This meter do not have a normal range switch, but uses buttons for selecting range. It is equipped with usb rechargeable batteries and the specifications say that it is more or less waterproof.

DSC_4013 DSC_4014 DSC_4015 DSC_4016

The box depicts another meter.


But at the bottom the correct type is checked.

DSC_4322 DSC_4323

The box contains the Chinese manual and a pouch with the multimeter.


The total contents is the multimeter, two probes, Chinese manual (It is possible to download a English manual), pouch, usb cable A-A, power supply/charger.


The probes specify CAT III 1000V rating, but that is not possible without tip cover. At best they are CAT II 1000V.


The plug is fully shrouded and nearly standard size.

DSC_4326 DSC_4325

A standard usb power supply, but a non-standard cable with two usb-A connectors.

DSC_4333 DSC_4345

The meter has a hole where it can be plugged in, this is a very unsafe solution (Meter do not have galvanic isolation).
Manual do warn against charging from a computer while doing measurements.


DSC_4330 DSC_4352

The buttons can be used with the meter standing.


DSC_4331 DSC_4332



DSC_8744 DSC_8745

Meter is not designed for use without the sleeve.




For the size the display is fairly simple.


During use it will show the selected range and the value.






Measurements 1uF

A look at the capacitance measurement waveform with a 1uF capacitor


The input resistance in mVDC


Frequency input is 10Mohm, except in mVDC range.


High DC voltage blocks for AC readings.

Power supply/charger



The power supply is rated 1.2A, but can deliver much more. I wonder if it is a over temperature cut-out. This will not be a problem as long as it is only used with the multimeter.

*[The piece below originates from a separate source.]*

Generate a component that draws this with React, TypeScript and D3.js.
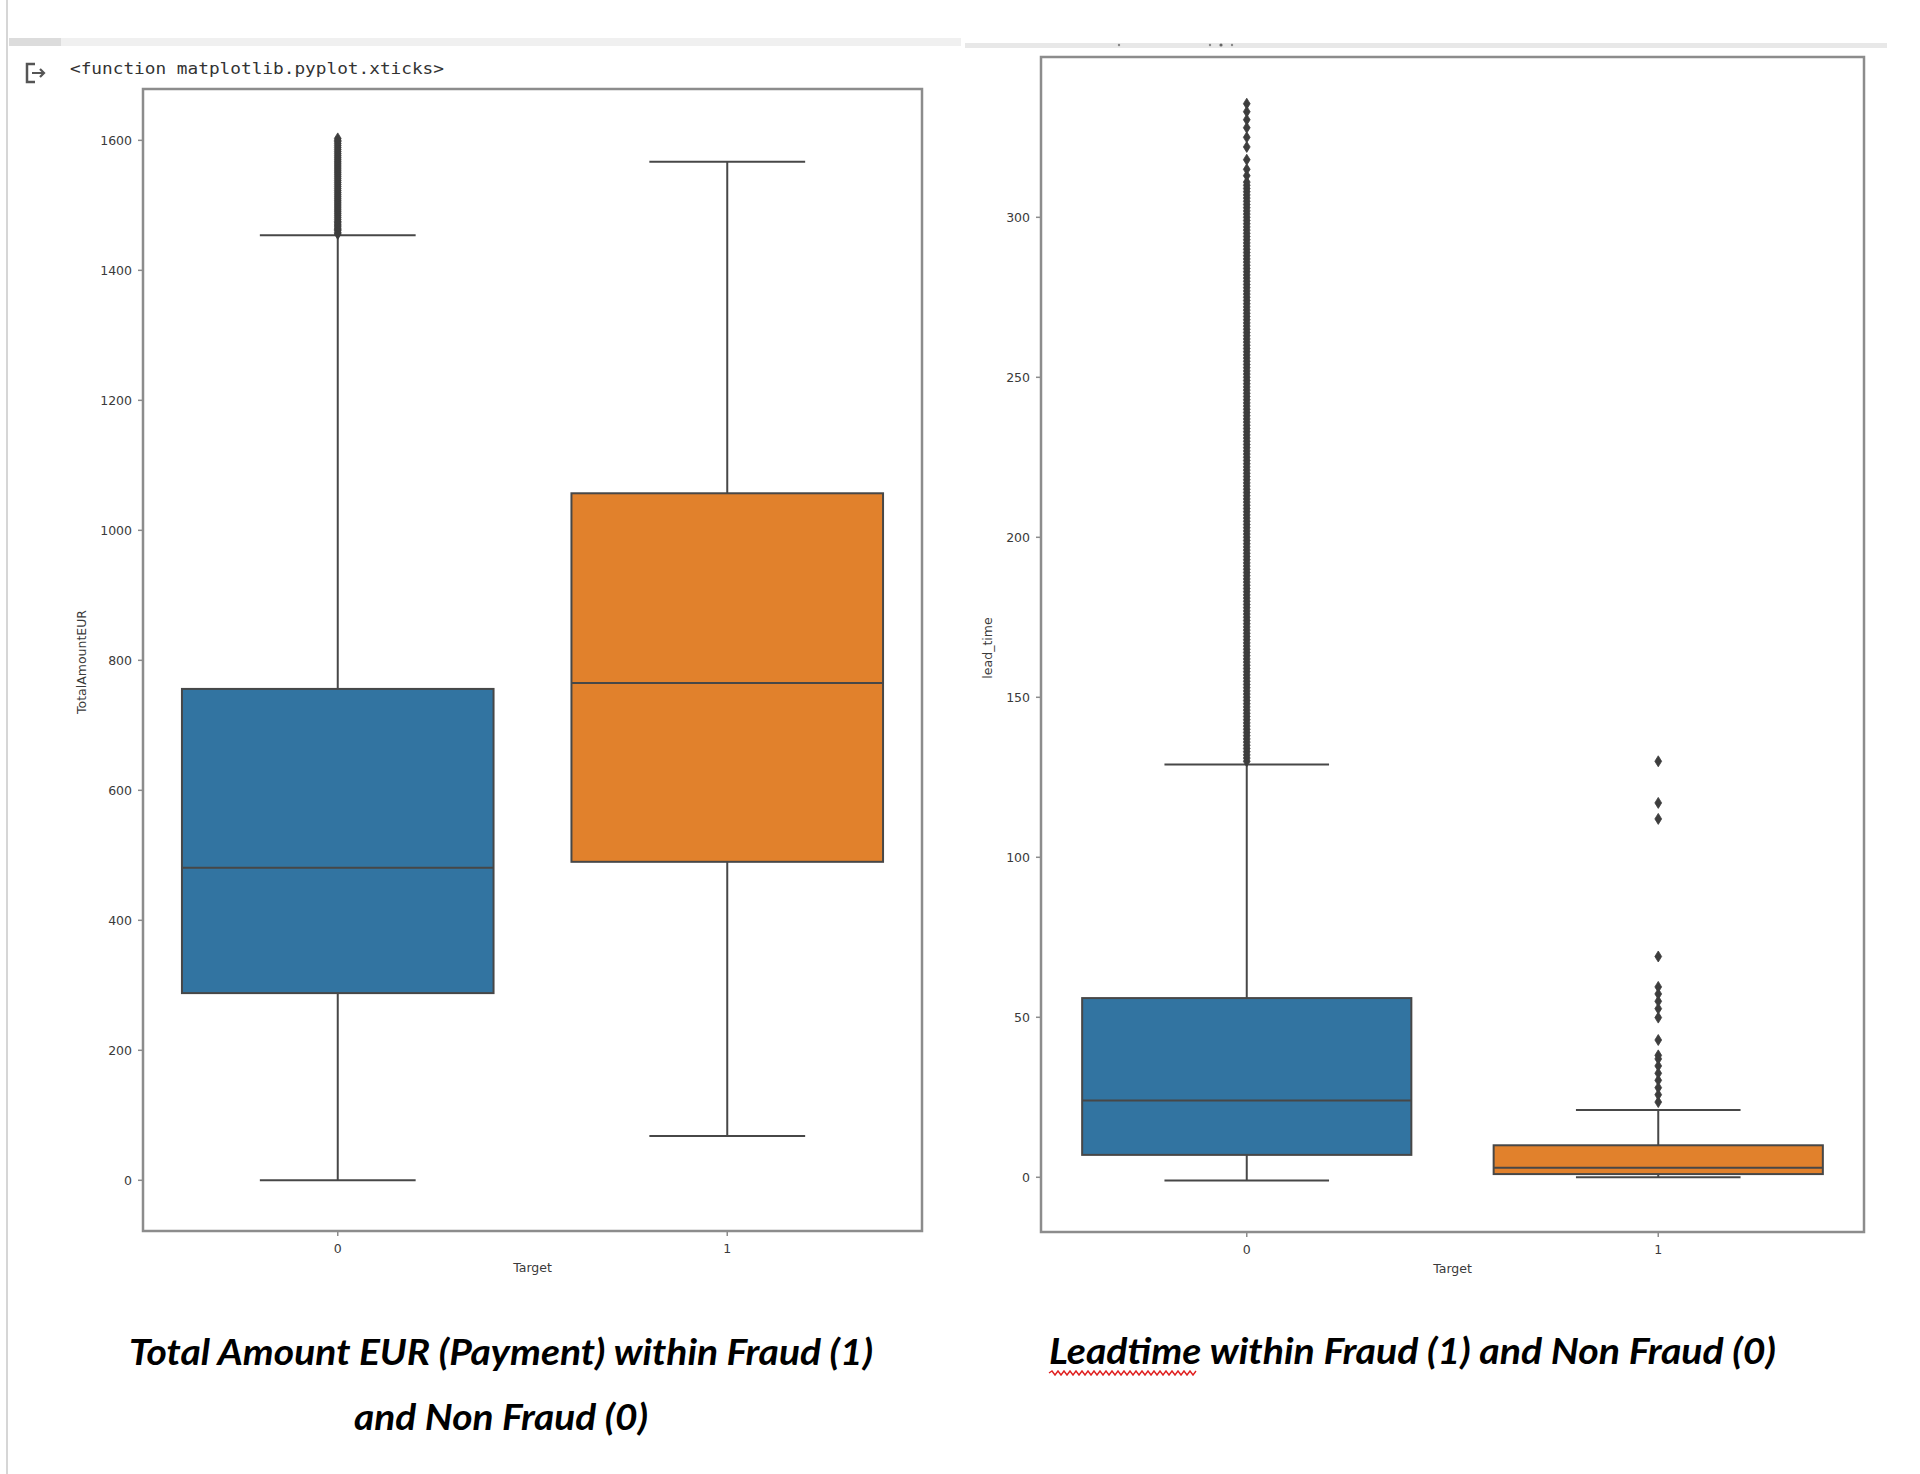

The power supply passed the 2830 volt and 4242 volt between mains and low volt side.


After running the battery down I tried charging. The charge current is fairly low, but the meter is more than half charged after 1 hour. I wonder if it really is 500mAh or only 350-400mAh.

Tear down



First a look at the usb connector, four screws to remove the cover and four screws to remove the circuit board.


The four screws holding the circuit board all has electric connections.

DSC_8751 DSC_8753

The lid before the usb connector may not be waterproof, but the water will not get more into the meter this way.


To open the meter I had to remove 6 rubber plugs, before I got access to the screws. There are 7 plugs, the last one was just a hole.


The buzzer is glued on the back and not mounted on the designated spot on the circuit board.


The 20A range has a large fuse, but the mA range only has a glass fuse, There is two diodes to protect the mA range (mounted next to the fuse), the resistor (1ohm) is mounted between the COM and mA terminals.
The voltage input has a zero ohm resistor before it splits into two PTC's in series, a 10Mohm path (4x2.5MOhm at the edge) and a 900kOhm path. The PTC and 900Kohm path is switched by the latching relay (Relay is rated for 750VAC breakdown, CAT III 1000V is 8000V spikes). The PTC path goes through the relay and then to the row of resistor with a transistor near COM on the circuit board.
It looks like the relay has 4 transistors and two diodes for the two coils.
There is a microprocessor in in the meter (STC12LE5202AD 2Kflash 256bytes ram), it simulates the range switch for the DMM chip and handles the relay. Near the usb connector is a optocoupler, that is for the communication. Near the battery connection is two chips, one of them is probably the LiIon charge chip and the other a regulator for internal voltage.
There is 3 trimpots with labeling.


Here it is, it looks like around 2400baud and is probably segment information (I have not tried to decode it). Even though the signal is on the usb connector it is not usb. A special cable is requires to use this signal, i.e. converter it to a usb signal.


Four screws for the terminals and for screws four the circuit board and I could remove it from the meter.


There is done something for the switches to make the water resistant.


This meter do not have a range switch, just more pads for push buttons. The 20A shunt is also on this side.




To remove the display I had to untwist some metal tabs.


The multimeter chip is hidden below the display.


The display is damaged where the metal tabs are twisted, I expect this is from the original manufacturing, but it did make me nervous about putting it back together again. I could hear some glass getting crunched when I twisted the metal tabs to lock the display, but it worked without any missing segments.


DSC_8767 DSC_8769


DSC_8772 DSC_8773

Inside the battery box was a normal small LiIon cell with a protection circuit. I could not read the numbers on it.


Safety is a joke with this meter, on the front is printed CAT III 1000V, but the manual says maximum is 600V on voltage and 250V on current. The usb connector is not isolated from the test leads input.
For normal measuring it works fine, but it missing uA, capacitance only goes to 100uF, there is no min/max or temperature and duty cycle is not really usable. This means it is a fairly basic meter, but it probably handles splashes fairly well, except the usb connector.